For drug users and immune-compromised patients, HCV genotype distribution varied from country to country. Genotype 6a was the most often reported HCV genotype among IDUs and patients with HIV/HCV coinfection in China, while genotype 2a was predominant among IDUs in Taiwan.

HCV-associated complications are numerous, including liver cirrhosis, ascites, esophageal varices, hepatic encephalopathy, HCC and death [39]. Of concern, HCV genotype 1b, the most commonly occurring genotype in China and Taiwan, is associated with a higher risk of HCC [35, 43], compensated cirrhosis, hyperlipidemia, ascites and portal hypertension [35] than other HCV genotypes. It has been noted that consideration should be given to customizing the management of patients with HCV by viral subtype [38].

For those with chronic HCV infection who undergo liver transplantation, the overall tumor-free, hepatitis-free 5-year survival rate is 39.2 %, with lower rates for those with HCV/HCC than for those with HBV/HCC [44]. For patients with HIV/HCV coinfection, advanced liver disease occurs at an earlier age than for monoinfected individuals [36].

There are a number of limitations to this study. First, as noted above, the original studies that provided prevalence and incidence estimates were small regional studies or included specific patient populations rather than the general population. There were no population-based studies for China and Japan and only one each for Taiwan and South Korea. Furthermore, the general population-based study from South Korea included predominately younger participants (mostly younger than 60 years), which may have led to underestimating the prevalence. The absence of large population-based studies may have contributed to the variability in rates within and across countries. Thus, the estimates reported here may not be representative of the prevalence of HCV for each country.

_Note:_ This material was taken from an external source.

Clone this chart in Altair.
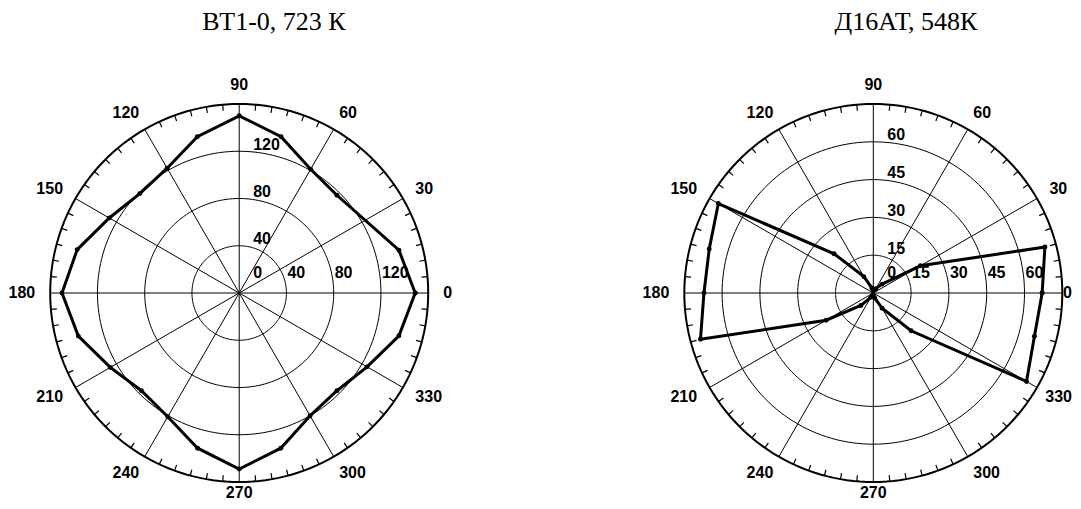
import altair as alt
import pandas as pd
import numpy as np

# ---------------- data ----------------
angles_left = [0, 15, 45, 60, 75, 90, 105, 120, 135, 150, 165, 180,
               195, 210, 225, 240, 255, 270, 285, 300, 315, 330, 345]
values_left = [149, 140, 117, 121, 137, 150, 137, 122, 119, 127, 142, 150,
               141, 126, 117, 121, 136, 149, 136, 120, 117, 125, 140]

angles_right = [0, 15, 30, 45, 60, 75, 90, 105, 120, 135, 150, 165,
                180, 195, 210, 225, 240, 255, 270, 285, 300, 315, 330, 345]
values_right = [67, 70.5, 21.6, 5, 2, 1, 1, 2, 7.5, 22, 71, 67.4,
                67.2, 71, 21.6, 7, 2, 1, 1, 2, 7, 21.2, 70.2, 66.2]

rings_left = [40, 80, 120]
rings_right = [15, 30, 45, 60]
rmax_left = 160
rmax_right = 75
angle_labels = [0, 30, 60, 90, 120, 150, 180, 210, 240, 270, 300, 330]
titles = ["ВТ1-0, 723 К", "Д16АТ, 548К"]

# ---------------- layout constants ----------------
PX = 189.0                      # pixels per unit radius
W, H = 1065, 493
CY = 293.0
CX = [0.0, (873.3 - 239.2) / PX]
x0 = (8 - 239.2) / PX
x1 = x0 + W / PX
y1 = (CY - 8) / PX
y0 = y1 - H / PX
title_x = [(274 - 239.2) / PX, (906 - 239.2) / PX]
title_y = (CY - 22) / PX
RL = 208 / PX                   # angle-label radius
DIGIT = 8.9 / PX                # approx. width of one bold digit at 16px
x_right_limit = x1 - 1.0 / PX

panels = [
    dict(angles=angles_left, values=values_left, rings=rings_left, rmax=rmax_left, cx=CX[0]),
    dict(angles=angles_right, values=values_right, rings=rings_right, rmax=rmax_right, cx=CX[1]),
]

# ---------------- tables ----------------
series_rows, ring_rows, outer_rows, spoke_rows, tick_rows = [], [], [], [], []
alab_rows, rlab_rows, title_rows = [], [], []
for p_i, p in enumerate(panels):
    cx, rmax = p["cx"], p["rmax"]
    n = len(p["angles"])
    for k in range(n + 1):
        a = p["angles"][k % n]
        v = p["values"][k % n]
        series_rows.append(dict(panel=p_i, order=k, angle=a, value=v, rmax=rmax, cx=cx))
    circ = np.arange(0, 361, 2)
    for rv in p["rings"]:
        for j, a in enumerate(circ):
            t = np.deg2rad(a)
            ring_rows.append(dict(key=f"{p_i}-{rv}", o=j,
                                  x=cx + rv / rmax * np.cos(t), y=rv / rmax * np.sin(t)))
    for j, a in enumerate(circ):
        t = np.deg2rad(a)
        outer_rows.append(dict(key=f"{p_i}", o=j, x=cx + np.cos(t), y=np.sin(t)))
    for a in angle_labels:
        t = np.deg2rad(a)
        spoke_rows.append(dict(x=cx, y=0.0, x2=cx + np.cos(t), y2=np.sin(t)))
        c, s = np.cos(t), np.sin(t)
        if c > 0.1:
            al = "left"
        elif c < -0.1:
            al = "right"
        else:
            al = "center"
        lx = cx + RL * c + (-4 / PX if al == "left" else (4 / PX if al == "right" else 0))
        ly = RL * s
        if a == 270:
            ly = -200 / PX          # keep the bottom label inside the page
        if al == "left" and lx + len(str(a)) * DIGIT > x_right_limit:
            lx = x_right_limit      # keep labels at the right edge visible
            al = "right"
        alab_rows.append(dict(x=lx, y=ly, text=str(a), align=al))
    for a in range(5, 360, 5):
        if a % 30 == 0:
            continue
        t = np.deg2rad(a)
        r_in = 1 - 6 / PX
        tick_rows.append(dict(x=cx + r_in * np.cos(t), y=r_in * np.sin(t),
                              x2=cx + np.cos(t), y2=np.sin(t)))
    rlab_rows.append(dict(x=cx + 14 / PX, y=20 / PX, text="0"))
    for rv in p["rings"]:
        rlab_rows.append(dict(x=cx + rv / rmax + 1 / PX, y=20 / PX, text=str(rv)))
        rlab_rows.append(dict(x=cx + 14 / PX, y=rv / rmax + 6.5 / PX, text=str(rv)))
    title_rows.append(dict(x=title_x[p_i], y=title_y, text=titles[p_i]))

series = pd.DataFrame(series_rows)
rings = pd.DataFrame(ring_rows)
outer = pd.DataFrame(outer_rows)
spokes = pd.DataFrame(spoke_rows)
ticks = pd.DataFrame(tick_rows)
alabs = pd.DataFrame(alab_rows)
rlabs = pd.DataFrame(rlab_rows)
tdf = pd.DataFrame(title_rows)

xs = alt.Scale(domain=[x0, x1], nice=False, zero=False)
ys = alt.Scale(domain=[y0, y1], nice=False, zero=False)
X = lambda f: alt.X(f, type="quantitative", scale=xs, axis=None)
Y = lambda f: alt.Y(f, type="quantitative", scale=ys, axis=None)

ring_layer = alt.Chart(rings).mark_line(color="black", strokeWidth=1).encode(
    x=X("x"), y=Y("y"), detail="key:N", order="o:Q")
outer_layer = alt.Chart(outer).mark_line(color="black", strokeWidth=2).encode(
    x=X("x"), y=Y("y"), detail="key:N", order="o:Q")
spoke_layer = alt.Chart(spokes).mark_rule(color="black", strokeWidth=1).encode(
    x=X("x"), y=Y("y"), x2="x2:Q", y2="y2:Q")
tick_layer = alt.Chart(ticks).mark_rule(color="black", strokeWidth=1.2).encode(
    x=X("x"), y=Y("y"), x2="x2:Q", y2="y2:Q")

base = alt.Chart(series).transform_calculate(
    px="datum.cx + datum.value / datum.rmax * cos(datum.angle * PI / 180)",
    py="datum.value / datum.rmax * sin(datum.angle * PI / 180)",
)
line_layer = base.mark_line(color="black", strokeWidth=3).encode(
    x=X("px"), y=Y("py"), detail="panel:N", order="order:Q")
dot_layer = base.mark_point(filled=True, size=24, color="black", opacity=1).encode(
    x=X("px"), y=Y("py"))

alab_layers = [
    alt.Chart(alabs).transform_filter(alt.datum.align == al).mark_text(
        font="Liberation Sans", fontWeight="bold", fontSize=16, color="black",
        align=al, baseline="middle").encode(x=X("x"), y=Y("y"), text="text:N")
    for al in ["left", "right", "center"]
]
rlab_layer = alt.Chart(rlabs).mark_text(
    font="Liberation Sans", fontWeight="bold", fontSize=16, color="black",
    align="left", baseline="middle").encode(x=X("x"), y=Y("y"), text="text:N")
title_layer = alt.Chart(tdf).mark_text(
    font="Liberation Serif", fontSize=26, color="black",
    align="center", baseline="middle").encode(x=X("x"), y=Y("y"), text="text:N")

chart = alt.layer(
    ring_layer, outer_layer, spoke_layer, tick_layer,
    line_layer, dot_layer, *alab_layers, rlab_layer, title_layer,
).properties(
    width=W, height=H,
    autosize=alt.AutoSizeParams(type="none"),
    padding=0,
    background="white",
).configure_view(stroke=None)

chart.save("out.html", embed_options={"renderer": "svg", "actions": False})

Second, it has been reported that as many as 35 % of patients may be unaware of their HCV infection status [48]. If this is the case, the prevalence rate reported in the single survey-based study for South Korea may underestimate the true prevalence for that country.

Conclusions

The epidemiologic and clinical burden of HCV in Asia is substantial. In China alone, there are an estimated 20 million cases of HCV, of which 10 million are due to HCV genotype 1b. Nevertheless, uncertainty about the prevalence of HCV infection remains, particularly in China. Furthermore, it is likely that estimates of the prevalence of HCV in Asia are understated because of the general lack of disease awareness in that region and a lack of national surveillance programs.

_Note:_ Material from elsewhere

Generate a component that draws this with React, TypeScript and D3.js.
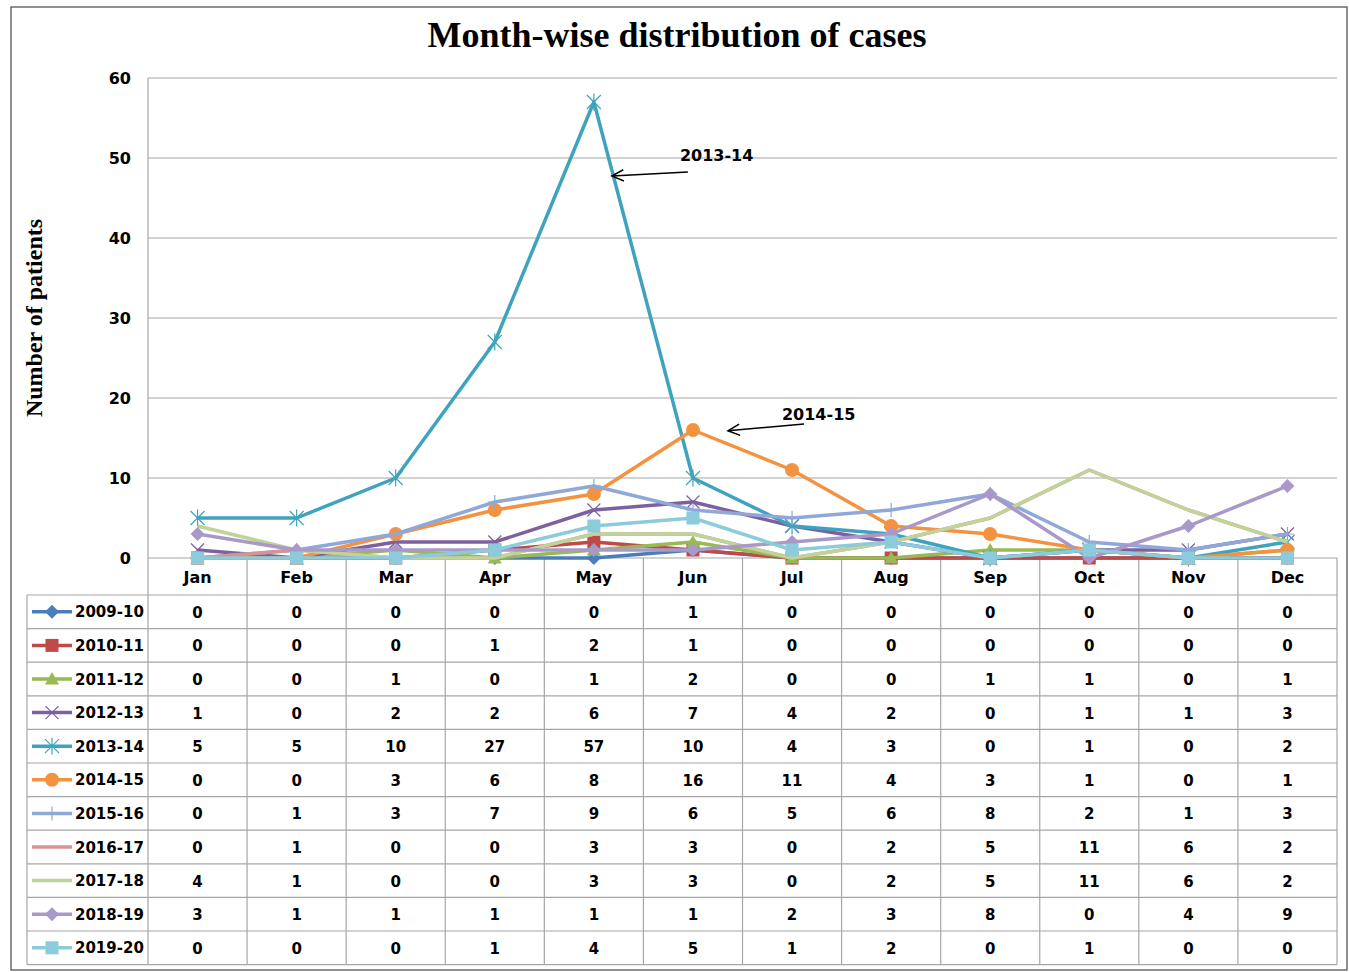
import React from "react";
import * as d3 from "d3";

const months = ["Jan", "Feb", "Mar", "Apr", "May", "Jun", "Jul", "Aug", "Sep", "Oct", "Nov", "Dec"];
const yTicks = [0, 10, 20, 30, 40, 50, 60];

const seriesNames = ["2009-10", "2010-11", "2011-12", "2012-13", "2013-14", "2014-15", "2015-16", "2016-17", "2017-18", "2018-19", "2019-20"];
const v2009 = [0, 0, 0, 0, 0, 1, 0, 0, 0, 0, 0, 0];
const v2010 = [0, 0, 0, 1, 2, 1, 0, 0, 0, 0, 0, 0];
const v2011 = [0, 0, 1, 0, 1, 2, 0, 0, 1, 1, 0, 1];
const v2012 = [1, 0, 2, 2, 6, 7, 4, 2, 0, 1, 1, 3];
const v2013 = [5, 5, 10, 27, 57, 10, 4, 3, 0, 1, 0, 2];
const v2014 = [0, 0, 3, 6, 8, 16, 11, 4, 3, 1, 0, 1];
const v2015 = [0, 1, 3, 7, 9, 6, 5, 6, 8, 2, 1, 3];
const v2016 = [0, 1, 0, 0, 3, 3, 0, 2, 5, 11, 6, 2];
const v2017 = [4, 1, 0, 0, 3, 3, 0, 2, 5, 11, 6, 2];
const v2018 = [3, 1, 1, 1, 1, 1, 2, 3, 8, 0, 4, 9];
const v2019 = [0, 0, 0, 1, 4, 5, 1, 2, 0, 1, 0, 0];
const seriesValues = [v2009, v2010, v2011, v2012, v2013, v2014, v2015, v2016, v2017, v2018, v2019];

const colors = ["#4A7EBB", "#BE4B48", "#98B954", "#7D60A0", "#3FA3BD", "#F59240", "#8FA8D8", "#D69391", "#BFD39A", "#A999C8", "#8CCBDB"];
const markers = ["diamond", "square", "triangle", "x", "asterisk", "circle", "plus", "none", "none", "diamond", "square"];

// annotations: label, month, pixel offset, value for tip / tail / text
const annotations = [
  { label: "2013-14", month: "May", tipDx: 18, tipV: 47.75, tailDx: 94, tailV: 48.25, textDx: 86, textV: 49.6 },
  { label: "2014-15", month: "Jun", tipDx: 35, tipV: 15.9, tailDx: 111, tailV: 16.75, textDx: 89, textV: 17.2 },
];

const sans = "'DejaVu Sans', Verdana, sans-serif";
const serif = "'Liberation Serif', 'Times New Roman', serif";
const gridColor = "#A6A6A6";

function Marker({ kind, x, y, color }: { kind: string; x: number; y: number; color: string }) {
  if (kind === "none") return null;
  if (kind === "diamond") {
    const s = 7;
    return <path d={`M${x},${y - s}L${x + s},${y}L${x},${y + s}L${x - s},${y}Z`} fill={color} />;
  }
  if (kind === "square") return <rect x={x - 6.5} y={y - 6.5} width={13} height={13} fill={color} />;
  if (kind === "triangle") {
    const s = 7;
    return <path d={`M${x},${y - s}L${x + s},${y + s * 0.8}L${x - s},${y + s * 0.8}Z`} fill={color} />;
  }
  if (kind === "circle") return <circle cx={x} cy={y} r={7} fill={color} />;
  if (kind === "x") {
    const s = 6.5;
    return <path d={`M${x - s},${y - s}L${x + s},${y + s}M${x - s},${y + s}L${x + s},${y - s}`} stroke={color} strokeWidth={1.2} />;
  }
  if (kind === "asterisk") {
    const s = 7;
    return (
      <path
        d={`M${x - s},${y - s}L${x + s},${y + s}M${x - s},${y + s}L${x + s},${y - s}M${x},${y - s * 1.2}L${x},${y + s * 1.2}`}
        stroke={color}
        strokeWidth={1.2}
      />
    );
  }
  if (kind === "plus") {
    const s = 7;
    return <path d={`M${x},${y - s}L${x},${y + s}M${x - s},${y}L${x + s},${y}`} stroke={color} strokeWidth={1.2} />;
  }
  return null;
}

export default function App() {
  const width = 1349;
  const height = 972;
  const plotLeft = 148;
  const plotRight = 1337;
  const plotTop = 78;
  const plotBottom = 558;
  const headerH = 37;
  const rowH = 33.6;
  const tableLeft = 27;

  const x = d3.scaleBand().domain(months).range([plotLeft, plotRight]).padding(0);
  const cx = (m: string) => (x(m) as number) + x.bandwidth() / 2;
  const y = d3.scaleLinear().domain([0, 60]).range([plotBottom, plotTop]);

  const line = d3
    .line<number>()
    .x((d, i) => cx(months[i]))
    .y((d) => y(d));

  const tableTop = plotBottom + headerH;
  const tableBottom = tableTop + rowH * seriesNames.length;
  const colEdges = months.map((m) => x(m) as number).concat([plotRight]);

  return (
    <svg width={width} height={height} style={{ position: "absolute", left: 0, top: 0 }}>
      <rect x={0} y={0} width={width} height={height} fill="#fff" />
      <rect x={11} y={7} width={1336} height={963} fill="none" stroke="#555" strokeWidth={1.3} />

      <text x={677} y={47} textAnchor="middle" fontFamily={serif} fontWeight="bold" fontSize={36} fill="#000">
        Month-wise distribution of cases
      </text>

      <text
        transform={`translate(42,${(plotTop + plotBottom) / 2}) rotate(-90)`}
        textAnchor="middle"
        fontFamily={serif}
        fontWeight="bold"
        fontSize={24}
        fill="#000"
      >
        Number of patients
      </text>

      {/* grid + y axis */}
      {yTicks.map((t) => (
        <g key={t}>
          <line x1={plotLeft} x2={plotRight} y1={y(t)} y2={y(t)} stroke={gridColor} strokeWidth={1.2} />
          <text x={131} y={y(t) + 6} textAnchor="end" fontFamily={sans} fontWeight="bold" fontSize={16} fill="#000">
            {t}
          </text>
        </g>
      ))}
      <line x1={plotLeft} x2={plotLeft} y1={plotTop} y2={plotBottom} stroke={gridColor} strokeWidth={1.2} />

      {/* data table */}
      {colEdges.map((e, i) => (
        <line key={"c" + i} x1={e} x2={e} y1={plotBottom} y2={tableBottom} stroke={gridColor} strokeWidth={1.2} />
      ))}
      <line x1={tableLeft} x2={tableLeft} y1={tableTop} y2={tableBottom} stroke={gridColor} strokeWidth={1.2} />
      {d3.range(seriesNames.length + 1).map((i) => (
        <line
          key={"r" + i}
          x1={tableLeft}
          x2={plotRight}
          y1={tableTop + i * rowH}
          y2={tableTop + i * rowH}
          stroke={gridColor}
          strokeWidth={1.2}
        />
      ))}
      {months.map((m) => (
        <text key={m} x={cx(m)} y={plotBottom + 25} textAnchor="middle" fontFamily={sans} fontWeight="bold" fontSize={16} fill="#000">
          {m}
        </text>
      ))}
      {seriesNames.map((name, si) => {
        const rowY = tableTop + si * rowH + rowH / 2;
        return (
          <g key={name}>
            <line x1={32} x2={72} y1={rowY} y2={rowY} stroke={colors[si]} strokeWidth={3.5} />
            <Marker kind={markers[si]} x={52} y={rowY} color={colors[si]} />
            <text x={75} y={rowY + 5.5} fontFamily={sans} fontWeight="bold" fontSize={15} fill="#000">
              {name}
            </text>
            {seriesValues[si].map((v, i) => (
              <text
                key={i}
                x={cx(months[i])}
                y={rowY + 6}
                textAnchor="middle"
                fontFamily={sans}
                fontWeight="bold"
                fontSize={15}
                fill="#000"
              >
                {v}
              </text>
            ))}
          </g>
        );
      })}

      {/* series */}
      {seriesNames.map((name, si) => (
        <g key={"s" + name}>
          <path d={line(seriesValues[si]) as string} fill="none" stroke={colors[si]} strokeWidth={3.5} strokeLinejoin="round" />
          {seriesValues[si].map((v, i) => (
            <Marker key={i} kind={markers[si]} x={cx(months[i])} y={y(v)} color={colors[si]} />
          ))}
        </g>
      ))}

      {/* annotations */}
      {annotations.map((a) => {
        const tx = cx(a.month) + a.tipDx;
        const ty = y(a.tipV);
        const sx = cx(a.month) + a.tailDx;
        const sy = y(a.tailV);
        const ang = Math.atan2(sy - ty, sx - tx);
        const hl = 13;
        const spread = 0.45;
        const h1x = tx + hl * Math.cos(ang + spread);
        const h1y = ty + hl * Math.sin(ang + spread);
        const h2x = tx + hl * Math.cos(ang - spread);
        const h2y = ty + hl * Math.sin(ang - spread);
        return (
          <g key={a.label}>
            <line x1={sx} y1={sy} x2={tx} y2={ty} stroke="#000" strokeWidth={1.5} />
            <path d={`M${h1x},${h1y}L${tx},${ty}L${h2x},${h2y}`} fill="none" stroke="#000" strokeWidth={1.5} />
            <text x={cx(a.month) + a.textDx} y={y(a.textV)} fontFamily={sans} fontWeight="bold" fontSize={16} fill="#000">
              {a.label}
            </text>
          </g>
        );
      })}
    </svg>
  );
}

Despite the increasing importance of HCV as a public health concern in Asia, good-quality epidemiological data are still lacking, and the incidence of HCV in Asia remains largely unquantified. There is a paucity of data in the published literature on the epidemiology of HCV in the Asian region. This is particularly the case for data on the incidence of this infection. As noted by the WHO [46], many of those infected with HCV, in both the general and high-risk populations, remain untested and undiagnosed. Additional data on the epidemiology of this disease are needed to provide more accurate estimates for use by public health agencies. National surveillance systems and screening programs are needed to address the gaps in our knowledge on the epidemiology of HCV in this region.

The burden of HCV infection in Asia indeed necessitates more attention from healthcare policy makers in terms of education and resource allocation.